◆ **TASK INSTRUCTIONS**:
Collect each line containing "draw".

::: DATASET EXCERPT

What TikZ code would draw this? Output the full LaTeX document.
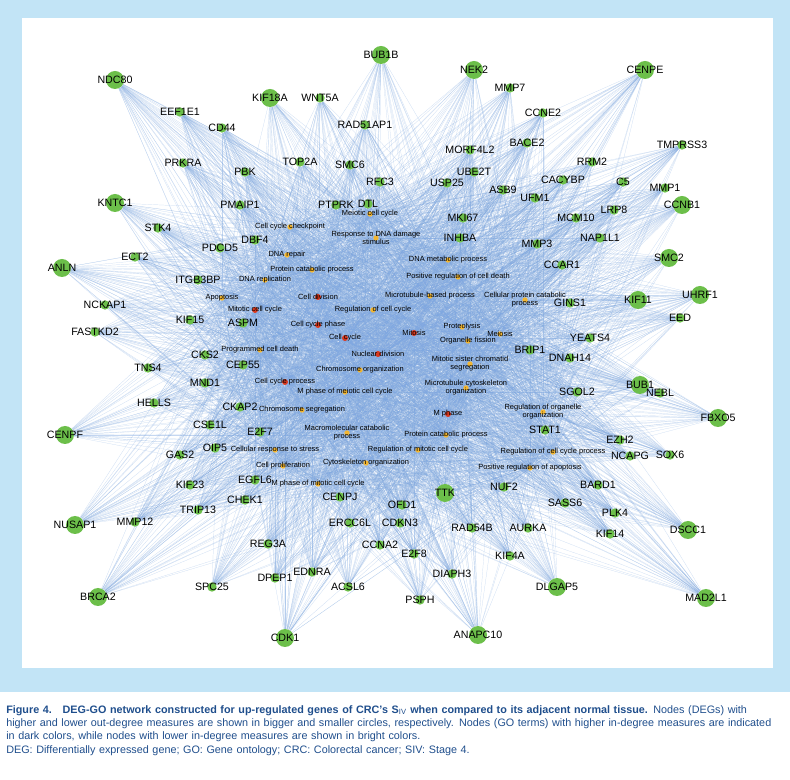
\documentclass[tikz,border=0pt]{standalone}
\usepackage{fontspec}
\setmainfont{Liberation Sans}
\usetikzlibrary{backgrounds}
\definecolor{frameblue}{HTML}{C2E4F6}
\definecolor{genegreen}{HTML}{6CBF4A}
\definecolor{edgeblue}{HTML}{7FA8E0}
\definecolor{goyellow}{HTML}{F2B632}
\definecolor{gored}{HTML}{D9381E}
\definecolor{capblue}{HTML}{1F4E8C}
\tikzset{
  big/.style={circle,fill=genegreen,minimum size=13.5pt,inner sep=0pt},
  small/.style={circle,fill=genegreen,minimum size=7pt,inner sep=0pt},
  lo/.style={circle,fill=goyellow,minimum size=4pt,inner sep=0pt},
  hi/.style={circle,fill=gored,minimum size=4.5pt,inner sep=0pt},
  edge/.style={draw=edgeblue,line width=0.15pt,opacity=0.45},
  gtext/.style={font=\fontsize{8}{9}\selectfont,inner sep=0pt},
  gotext/.style={font=\fontsize{5.6}{6}\selectfont,align=center,inner sep=0pt}
}
\def\genes{BUB1B,NEK2,CENPE,NDC80,KIF18A,KNTC1,CCNB1,SMC2,ANLN,UHRF1,KIF11,CENPF,FBXO5,BUB1,NUSAP1,BRCA2,DSCC1,MAD2L1,CDK1,ANAPC10,DLGAP5,TTK,WNT5A,MMP7,CCNE2,EEF1E1,CD44,RAD51AP1,BACE2,TMPRSS3,PRKRA,MORF4L2,RRM2,TOP2A,SMC6,UBE2T,CACYBP,C5,MMP1,PBK,RFC3,USP25,ASB9,UFM1,PMAIP1,PTPRK,DTL,MCM10,LRP8,STK4,MKI67,ECT2,PDCD5,DBF4,ITGB3BP,INHBA,MMP3,NAP1L1,CCAR1,NCKAP1,FASTKD2,KIF15,ASPM,GINS1,EED,YEATS4,CKS2,CEP55,BRIP1,DNAH14,TNS4,MND1,HELLS,SGOL2,NEBL,CKAP2,STAT1,EZH2,SOX6,CSE1L,E2F7,NCAPG,OIP5,GAS2,BARD1,EGFL6,KIF23,NUF2,CHEK1,CENPJ,OFD1,PLK4,SASS6,TRIP13,MMP12,ERCC6L,CDKN3,RAD54B,AURKA,KIF14,REG3A,CCNA2,E2F8,KIF4A,EDNRA,DIAPH3,DPEP1,ACSL6,SPC25,PSPH}
\begin{document}
\begin{tikzpicture}[x=0.75pt,y=-0.75pt]
\useasboundingbox (0,0) rectangle (790,780);
% genes
\foreach \n/\x/\y/\s in {BUB1B/381/55/big,NEK2/474/70/big,CENPE/645/70/big,NDC80/115/80/big,
  KIF18A/270/98/big,KNTC1/115/203/big,CCNB1/682/205/big,SMC2/669/258/big,ANLN/62/268/big,
  UHRF1/700/295/big,KIF11/638/300/big,CENPF/65/435/big,FBXO5/718/418/big,BUB1/640/385/big,
  NUSAP1/75/525/big,BRCA2/98/597/big,DSCC1/688/530/big,MAD2L1/706/598/big,CDK1/285/638/big,
  ANAPC10/478/635/big,DLGAP5/557/587/big,TTK/445/493/big,
  WNT5A/320/98/small,MMP7/510/88/small,CCNE2/543/113/small,EEF1E1/180/112/small,CD44/222/128/small,
  RAD51AP1/365/125/small,BACE2/527/143/small,TMPRSS3/682/145/small,PRKRA/183/163/small,
  MORF4L2/470/150/small,RRM2/592/162/small,TOP2A/300/162/small,SMC6/350/165/small,
  UBE2T/474/172/small,CACYBP/563/180/small,C5/623/182/small,MMP1/665/188/small,PBK/245/172/small,
  RFC3/380/182/small,USP25/447/183/small,ASB9/503/190/small,UFM1/535/198/small,PMAIP1/240/205/small,
  PTPRK/336/205/small,DTL/368/204/small,MCM10/576/218/small,LRP8/614/210/small,STK4/158/228/small,
  MKI67/463/218/small,ECT2/135/257/small,PDCD5/220/248/small,DBF4/255/240/small,ITGB3BP/198/280/small,
  INHBA/460/238/small,MMP3/537/244/small,NAP1L1/600/238/small,CCAR1/562/265/small,NCKAP1/105/305/small,
  FASTKD2/95/332/small,KIF15/190/320/small,ASPM/243/323/small,GINS1/570/303/small,EED/680/318/small,
  YEATS4/590/338/small,CKS2/205/355/small,CEP55/243/365/small,BRIP1/530/350/small,DNAH14/570/358/small,
  TNS4/148/368/small,MND1/205/383/small,HELLS/154/403/small,SGOL2/577/392/small,NEBL/660/393/small,
  CKAP2/240/407/small,STAT1/545/430/small,EZH2/620/440/small,SOX6/670/455/small,CSE1L/210/425/small,
  E2F7/260/432/small,NCAPG/630/456/small,OIP5/215/448/small,GAS2/180/455/small,BARD1/598/485/small,
  EGFL6/255/480/small,KIF23/190/485/small,NUF2/504/487/small,CHEK1/245/500/small,CENPJ/340/497/small,
  OFD1/402/505/small,PLK4/615/513/small,SASS6/565/503/small,TRIP13/198/510/small,MMP12/135/522/small,
  ERCC6L/350/523/small,CDKN3/400/523/small,RAD54B/472/528/small,AURKA/528/528/small,KIF14/610/534/small,
  REG3A/268/544/small,CCNA2/380/545/small,E2F8/414/554/small,KIF4A/510/556/small,EDNRA/312/572/small,
  DIAPH3/452/574/small,DPEP1/275/578/small,ACSL6/348/587/small,SPC25/212/587/small,PSPH/420/600/small}
  \node[\s] (\n) at (\x,\y) {};
% GO terms
\foreach \n/\x/\y/\c/\t in {g1/370/214/lo/Meiotic cell cycle,g2/290/227/lo/Cell cycle checkpoint,
  g3/376/238/lo/{Response to DNA damage\\stimulus},g4/287/255/lo/DNA repair,g5/448/260/lo/DNA metabolic process,
  g6/312/270/lo/Protein catabolic process,g7/458/277/lo/Positive regulation of cell death,
  g8/265/280/lo/DNA replication,g9/222/298/lo/Apoptosis,g10/318/297/hi/Cell division,
  g11/430/296/lo/Microtubule-based process,g12/525/300/lo/{Cellular protein catabolic\\process},
  g13/255/310/hi/Mitotic cell cycle,g14/373/310/lo/Regulation of cell cycle,g15/318/325/hi/Cell cycle phase,
  g16/462/327/lo/Proteolysis,g17/468/341/lo/Organelle fission,g18/500/334/lo/Meiosis,
  g19/345/338/hi/Cell cycle,g20/414/333/hi/Mitosis,g21/260/350/lo/Programmed cell death,
  g22/378/354/hi/Nuclear division,g23/470/364/lo/{Mitotic sister chromatid\\segregation},
  g24/360/370/lo/Chromosome organization,g25/285/382/hi/Cell cycle process,
  g26/345/392/lo/M phase of meiotic cell cycle,g27/466/388/lo/{Microtubule cytoskeleton\\organization},
  g28/302/410/lo/Chromosome segregation,g29/448/414/hi/M phase,
  g30/543/412/lo/{Regulation of organelle\\organization},g31/347/433/lo/{Macromolecular catabolic\\process},
  g32/446/435/lo/Protein catabolic process,g33/275/450/lo/Cellular response to stress,
  g34/418/450/lo/Regulation of mitotic cell cycle,g35/553/452/lo/Regulation of cell cycle process,
  g36/283/466/lo/Cell proliferation,g37/366/463/lo/Cytoskeleton organization,
  g38/530/468/lo/Positive regulation of apoptosis,g39/318/484/lo/M phase of mitotic cell cycle}
  \node[\c,label={[gotext]center:\t}] (\n) at (\x,\y) {};
% frame and edges
\begin{scope}[on background layer]
\fill[frameblue] (0,0) rectangle (790,692);
\fill[white] (22,18) rectangle (773,668);
\foreach \g in \genes
  \foreach \t in {1,...,39}
    \draw[edge] (\g) -- (g\t);
\end{scope}
\foreach \g in \genes
  \node[gtext] at (\g) {\g};
% caption
\node[anchor=north west,text width=580pt,inner sep=0pt,text=capblue,
  font=\fontsize{8.1}{10}\selectfont] (cap) at (6,705)
  {\textbf{Figure 4.\quad DEG-GO network constructed for up-regulated genes of CRC's S$_{\mathrm{IV}}$ when compared to its adjacent normal tissue.} Nodes (DEGs) with higher and lower out-degree measures are shown in bigger and smaller circles, respectively. Nodes (GO terms) with higher in-degree measures are indicated in dark colors, while nodes with lower in-degree measures are shown in bright colors.\\
  DEG: Differentially expressed gene; GO: Gene ontology; CRC: Colorectal cancer; SIV: Stage 4.};
\end{tikzpicture}
\end{document}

::::::

◆ **EXERCISE RESULT**:
What TikZ code would draw this? Output the full LaTeX document.
  edge/.style={draw=edgeblue,line width=0.15pt,opacity=0.45},
    \draw[edge] (\g) -- (g\t);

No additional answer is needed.